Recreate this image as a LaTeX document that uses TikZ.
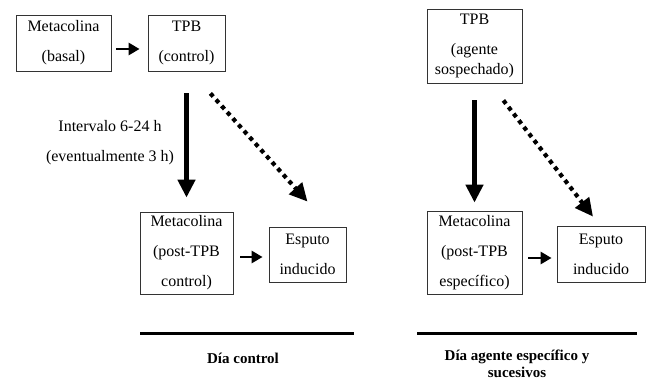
\documentclass[tikz,border=0pt]{standalone}
\usepackage{fontspec}
\setmainfont{Liberation Serif}
\usetikzlibrary{arrows.meta,calc}
\tikzset{
  box/.style={draw=black!80, line width=0.8pt, fill=white, inner sep=0pt,
    align=center, font=\fontsize{16}{30}\selectfont,
    execute at begin node={\rule{0pt}{16pt}}},
  tallbox/.style={box, execute at begin node={\rule{0pt}{21pt}}},
  mainarrow/.style={line width=5pt, -{Triangle[width=17pt,length=18pt]}},
  dotarrow/.style={line width=4.2pt, dash pattern=on 4.2pt off 4.2pt,
    -{Triangle[width=17pt,length=18pt]}},
  smallarrow/.style={line width=2.8pt, -{Triangle[width=12pt,length=11pt]}},
  label/.style={font=\fontsize{16}{30}\selectfont, align=center},
  daylabel/.style={font=\bfseries\fontsize{15}{17}\selectfont, align=center},
  dayline/.style={line width=3pt}
}
\begin{document}
\begin{tikzpicture}[x=1pt,y=-1pt]
\useasboundingbox (0,0) rectangle (651,387);

% control day
\node[box, minimum width=95pt, minimum height=56pt] (mb) at (63.5,43)
  {Metacolina\\(basal)};
\node[box, minimum width=77pt, minimum height=56pt] (tc) at (186.5,43)
  {TPB\\(control)};
\node[tallbox, minimum width=93pt, minimum height=82pt] (mp) at (186.5,253)
  {Metacolina\\(post-TPB\\control)};
\node[box, minimum width=77pt, minimum height=55pt] (ec) at (307.5,254.5)
  {Esputo\\inducido};
\node[label] (iv) at (110,143) {Intervalo 6-24 h\\(eventualmente 3 h)};

\draw[smallarrow, shorten <=5pt, shorten >=8pt]
  ([yshift=-6pt]mb.east) -- ([yshift=-6pt]tc.west);
\draw[mainarrow, shorten <=22pt, shorten >=14pt]
  (tc.south) -- (tc.south |- mp.north);
\draw[dotarrow] ([shift={(-15,22)}]tc.south east) -- ([shift={(0,-25)}]ec.north);
\draw[smallarrow, shorten <=7pt, shorten >=6pt]
  ([yshift=-4pt]mp.east) -- ([yshift=-4pt]mp.east -| ec.west);

% specific agent day
\node[tallbox, minimum width=95pt, minimum height=74pt] (ta) at (474.5,46)
  {TPB\\(agente\\[-10pt]sospechado)};
\node[tallbox, minimum width=95pt, minimum height=83pt] (me) at (474.5,252.5)
  {Metacolina\\(post-TPB\\específico)};
\node[box, minimum width=88pt, minimum height=56pt] (ee) at (601,254)
  {Esputo\\inducido};

\draw[mainarrow, shorten <=17pt, shorten >=8pt]
  (ta.south) -- (ta.south |- me.north);
\draw[dotarrow] ([shift={(-19,17)}]ta.south east) -- ([shift={(-8,-9)}]ee.north);
\draw[smallarrow, shorten <=6pt, shorten >=5pt]
  ([yshift=-5.5pt]me.east) -- ([yshift=-5.5pt]me.east -| ee.west);

% day separators and captions
\coordinate (l1a) at (140,334);
\coordinate (l1b) at (354,334);
\coordinate (l2a) at (417,334);
\coordinate (l2b) at (637,334);
\draw[dayline] (l1a) -- (l1b);
\draw[dayline] (l2a) -- (l2b);
\node[daylabel] (d1) at (243,358) {Día control};
\node[daylabel] (d2) at (517,364) {Día agente específico y\\sucesivos};
\end{tikzpicture}
\end{document}
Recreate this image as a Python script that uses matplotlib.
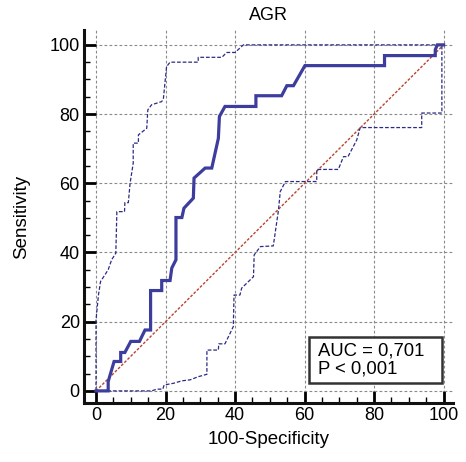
import matplotlib.pyplot as plt
from matplotlib.patches import Rectangle
from matplotlib.ticker import MultipleLocator

plt.rcParams['font.family'] = ['Liberation Sans', 'DejaVu Sans']

# ROC curve (100-Specificity, Sensitivity)
roc_x = [0, 3.5, 3.5, 5.2, 7.1, 7.1, 8.3, 10.0, 12.5, 14.1, 15.7, 15.7, 18.9, 18.9, 21.3, 21.8,
         23.0, 23.0, 24.7, 25.3, 28.0, 28.2, 31.4, 33.3, 35.2, 35.5, 37.1, 46.0, 46.0, 53.4,
         54.9, 56.8, 60.1, 83.0, 83.0, 97.6, 97.6, 98.2, 99.5, 100]
roc_y = [0, 0, 2.7, 8.5, 8.5, 11.1, 11.1, 14.3, 14.3, 17.6, 17.6, 29.0, 29.0, 31.9, 31.9, 35.5,
         37.9, 50.1, 50.1, 52.8, 55.7, 61.5, 64.4, 64.4, 73.0, 79.3, 82.2, 82.2, 85.3, 85.3,
         88.2, 88.2, 94.0, 94.0, 96.9, 96.9, 98.6, 100, 100, 100]

# upper confidence bound
upper_x = [0, 0, 0.7, 1.3, 3.5, 4.5, 5.7, 6.0, 8.2, 8.3, 9.3, 9.8, 10.7, 10.7, 12.2, 12.2, 13.1,
           14.6, 14.9, 16.0, 18.9, 19.4, 20.3, 21.3, 29.4, 29.4, 36.2, 37.6, 40.0, 42.4, 100]
upper_y = [0, 20.5, 27.7, 31.6, 35.0, 37.9, 39.8, 51.8, 51.8, 54.4, 54.4, 60.0, 65.8, 71.6, 71.6,
           74.0, 74.7, 75.9, 81.2, 82.7, 83.6, 84.6, 93.7, 95.0, 95.0, 96.4, 96.4, 97.8, 97.8,
           100, 100]

# lower confidence bound
lower_x = [0, 16.0, 17.5, 19.2, 19.6, 22.3, 24.7, 27.1, 29.4, 31.9, 31.9, 35.2, 35.3, 37.1, 38.6,
           39.5, 39.7, 41.4, 41.9, 45.3, 45.5, 47.3, 51.0, 52.5, 53.0, 54.5, 63.5, 63.5, 69.7,
           71.2, 72.5, 75.0, 76.0, 93.7, 93.7, 99.5, 99.5, 100]
lower_y = [0, 0, 0.5, 0.5, 1.7, 2.2, 2.9, 3.2, 4.1, 4.8, 11.8, 11.8, 13.6, 13.6, 16.7, 18.6, 27.7,
           27.7, 29.7, 33.0, 39.3, 41.7, 41.9, 52.3, 57.6, 60.5, 60.5, 64.0, 64.0, 67.7, 67.7,
           72.5, 76.1, 76.1, 80.3, 80.3, 100, 100]

ref_line = [0, 100]
auc_text = "AUC = 0,701\nP < 0,001"

fig = plt.figure(figsize=(4.66, 4.62), dpi=100)
ax = fig.add_axes([0.1803, 0.1277, 0.7918, 0.8074])

ax.plot(ref_line, ref_line, color='#b8452e', linewidth=1.0, linestyle=(0, (2, 1.2)), zorder=2)
ax.plot(upper_x, upper_y, color='#2b2b85', linewidth=0.9, linestyle=(0, (3, 1.5)), zorder=3)
ax.plot(lower_x, lower_y, color='#2b2b85', linewidth=0.9, linestyle=(0, (3, 1.5)), zorder=3)
ax.plot(roc_x, roc_y, color='#3d3d9e', linewidth=2.3, zorder=4, solid_joinstyle='miter')

ax.set_xlim(-3.45, 102.7)
ax.set_ylim(-3.5, 104.3)
ax.xaxis.set_major_locator(MultipleLocator(20))
ax.yaxis.set_major_locator(MultipleLocator(20))
ax.xaxis.set_minor_locator(MultipleLocator(5))
ax.yaxis.set_minor_locator(MultipleLocator(5))

ax.grid(True, which='major', color='#8a8a8a', linestyle=(0, (2.5, 2)), linewidth=0.8, zorder=0)

for s in ['top', 'right']:
    ax.spines[s].set_visible(False)
for s in ['left', 'bottom']:
    ax.spines[s].set_linewidth(2.2)
    ax.spines[s].set_color('#111111')

ax.tick_params(which='major', direction='in', length=8.5, width=2.0, labelsize=13, pad=3)
ax.tick_params(which='minor', direction='in', length=4.0, width=1.0)

ax.set_title("AGR", fontsize=13, pad=7)
ax.set_xlabel("100-Specificity", fontsize=13.5, labelpad=5)
ax.set_ylabel("Sensitivity", fontsize=13.5, labelpad=14)

ax.add_patch(Rectangle((61.3, 2.3), 38.3, 13.3, facecolor='white', edgecolor='#333333',
                       linewidth=1.8, zorder=5))
ax.text(63.9, 9.0, auc_text, fontsize=13.3, va='center', ha='left', linespacing=1.1, zorder=6)

plt.savefig('out.png', dpi=100)
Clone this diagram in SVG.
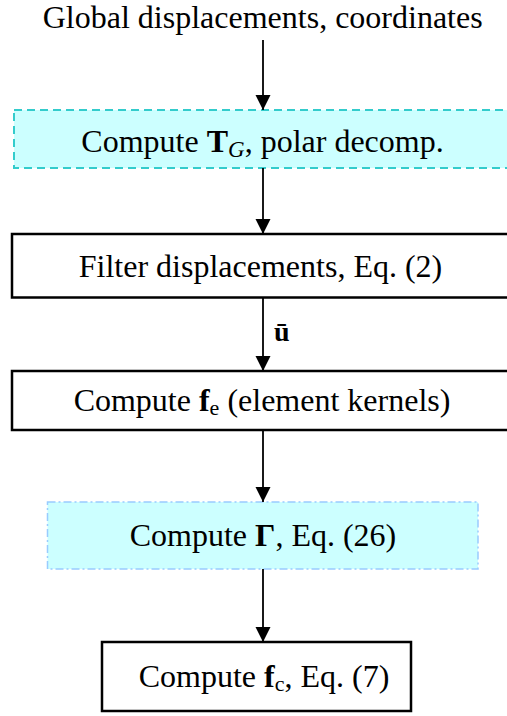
<svg xmlns="http://www.w3.org/2000/svg" width="507" height="716" viewBox="0 0 507 716">
<style>
text{font-family:"Liberation Serif","Times New Roman",serif;fill:#000}
.lbl{font-size:32px;text-anchor:middle}
.plain{fill:#fff;stroke:#000;stroke-width:2.5}
.cyan{fill:#ccffff;stroke:#33cccc;stroke-width:2;stroke-dasharray:8 5}
.blue{fill:#ccffff;stroke:#99ccff;stroke-width:1.5;stroke-dasharray:8 3 2 3}
.edge{stroke:#000;stroke-width:1.8;fill:none;marker-end:url(#ah)}
</style>
<defs>
<marker id="ah" markerUnits="userSpaceOnUse" markerWidth="16" markerHeight="16" refX="15" refY="7.5" orient="auto">
<path d="M0,0 L15,7.5 L0,15 Z" fill="#000"/>
</marker>
</defs>
<rect width="507" height="716" fill="#fff"/>
<g id="input">
<text x="262.7" y="28" class="lbl">Global displacements, coordinates</text>
</g>
<g id="computeTG">
<rect x="14" y="110" width="500" height="58" class="cyan"/>
<text x="262.5" y="152" class="lbl">Compute <tspan font-weight="bold">T</tspan><tspan font-style="italic" font-size="23" dy="5">G</tspan><tspan dy="-5">, polar decomp.</tspan></text>
</g>
<g id="filter">
<rect x="12" y="234" width="500" height="63.5" class="plain"/>
<text x="260.5" y="277" class="lbl">Filter displacements, Eq. (2)</text>
</g>
<g id="computeFe">
<rect x="12" y="371" width="500" height="59" class="plain"/>
<text x="262" y="411" class="lbl">Compute <tspan font-weight="bold">f</tspan><tspan font-size="22" dy="4">e</tspan><tspan dy="-4"> (element kernels)</tspan></text>
</g>
<g id="computeGamma">
<rect x="47.5" y="502" width="430.5" height="67" class="blue"/>
<text x="263" y="546" class="lbl">Compute <tspan font-weight="bold">Γ</tspan>, Eq. (26)</text>
</g>
<g id="computeFc">
<rect x="102" y="642" width="309" height="69" class="plain"/>
<text x="264" y="687" class="lbl">Compute <tspan font-weight="bold">f</tspan><tspan font-size="22" dy="4">c</tspan><tspan dy="-4">, Eq. (7)</tspan></text>
</g>
<g id="connectors">
<line x1="263" y1="40" x2="263" y2="110" class="edge"/>
<line x1="263" y1="168" x2="263" y2="234" class="edge"/>
<line x1="263" y1="298" x2="263" y2="371" class="edge"/>
<line x1="263" y1="430" x2="263" y2="502" class="edge"/>
<line x1="263" y1="569" x2="263" y2="642" class="edge"/>
<text x="274" y="341" font-size="28" font-weight="bold">ū</text>
</g>
</svg>
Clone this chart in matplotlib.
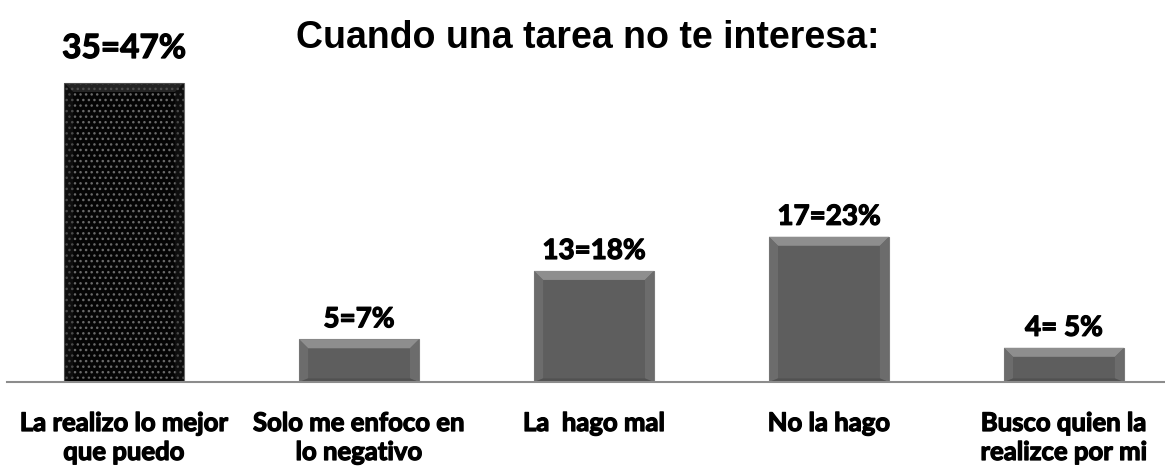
import matplotlib
matplotlib.use("Agg")
import matplotlib.pyplot as plt
from matplotlib.patches import Polygon
import matplotlib.patheffects as pe

categories = ["La realizo lo mejor\nque puedo", "Solo me enfoco en\nlo negativo",
              "La  hago mal", "No la hago", "Busco quien la\nrealizce por mi"]
counts = [35, 5, 13, 17, 4]
value_labels = ["35=47%", "5=7%", "13=18%", "17=23%", "4= 5%"]
title = "Cuando una tarea no te interesa:"

W, H = 1165, 466
fig = plt.figure(figsize=(W / 100, H / 100), dpi=100)
fig.patch.set_facecolor("white")

ax_bottom = (H - 382) / H
ax_height = 341.7 / H
ax = fig.add_axes([0, ax_bottom, 1, ax_height])
ax.set_xlim(-0.528, 4.43)
ax.set_ylim(0, 40)
ax.axis("off")

x = list(range(len(categories)))
width = 0.51
bars = ax.bar(x, counts, width=width, color="#5e5e5e", edgecolor="#7a7a7a",
              linewidth=0.8, zorder=2)

b0 = bars[0]
b0.set_facecolor("#050505")
b0.set_edgecolor("#6a6a6a")
b0.set_hatch("...")

px_x = 1.0 / 235.0
px_y = 40.0 / 341.7
bev_x = 9 * px_x
bev_y = 9 * px_y
for i, b in enumerate(bars):
    x0, y0 = b.get_x(), b.get_y()
    w, h = b.get_width(), b.get_height()
    x1, y1 = x0 + w, y0 + h
    if i == 0:
        top_c, side_c, bot_c, alpha = "#3a3a3a", "#1c1c1c", "#000000", 0.6
    else:
        top_c, side_c, bot_c, alpha = "#8e8e8e", "#727272", "#4c4c4c", 1.0
    by = min(bev_y, h / 3)
    top = Polygon([(x0, y1), (x1, y1), (x1 - bev_x, y1 - by), (x0 + bev_x, y1 - by)],
                  closed=True, facecolor=top_c, edgecolor="none", alpha=alpha, zorder=3)
    left = Polygon([(x0, y0), (x0, y1), (x0 + bev_x, y1 - by), (x0 + bev_x, y0 + by * 0.4)],
                   closed=True, facecolor=side_c, edgecolor="none", alpha=alpha * 0.7, zorder=3)
    right = Polygon([(x1, y0), (x1, y1), (x1 - bev_x, y1 - by), (x1 - bev_x, y0 + by * 0.4)],
                    closed=True, facecolor=side_c, edgecolor="none", alpha=alpha * 0.7, zorder=3)
    bot = Polygon([(x0, y0), (x1, y0), (x1 - bev_x, y0 + by * 0.4), (x0 + bev_x, y0 + by * 0.4)],
                  closed=True, facecolor=bot_c, edgecolor="none", alpha=alpha * 0.7, zorder=3)
    for p in (top, left, right, bot):
        ax.add_patch(p)

ax.plot([-0.5, 4.43], [0, 0], color="#8c8c8c", lw=1.5, zorder=4, clip_on=False)

lab_font = "Lato"
heavy = [pe.withStroke(linewidth=0.9, foreground="black")]
for i, (b, lab) in enumerate(zip(bars, value_labels)):
    cx = b.get_x() + b.get_width() / 2
    top = b.get_height()
    if i == 0:
        ax.annotate(lab, (cx, top), xytext=(0, 20), textcoords="offset pixels",
                    ha="center", va="bottom", fontsize=24, fontweight="bold",
                    family=lab_font, color="black", path_effects=heavy)
    else:
        ax.annotate(lab, (cx, top), xytext=(0, 7), textcoords="offset pixels",
                    ha="center", va="bottom", fontsize=20, fontweight="bold",
                    family=lab_font, color="black", path_effects=heavy)

for xi, cat in zip(x, categories):
    ax.annotate(cat, (xi, 0), xytext=(0, -29), textcoords="offset pixels",
                ha="center", va="top", fontsize=18.5, fontweight="bold",
                family=lab_font, color="black", linespacing=1.25,
                annotation_clip=False, path_effects=heavy)

fig.text(588 / W, 1 - 38 / H, title, ha="center", va="center",
         fontsize=27, fontweight="bold", family="Liberation Sans", color="black")

fig.savefig("out.png", dpi=100, facecolor="white")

****

**Exercise prompt**
Reproduce only the lines running from the one that has "Recreate this image as a Python" through the one that has "plt.rcParams['font.family'] = ['Liberation", ends included. Any pictures in that stretch should not be copied.

**Task solution**
Recreate this image as a Python script that uses matplotlib.
import matplotlib.pyplot as plt
from matplotlib.patches import Rectangle
from matplotlib.ticker import MultipleLocator

plt.rcParams['font.family'] = ['Liberation Sans', 'DejaVu Sans']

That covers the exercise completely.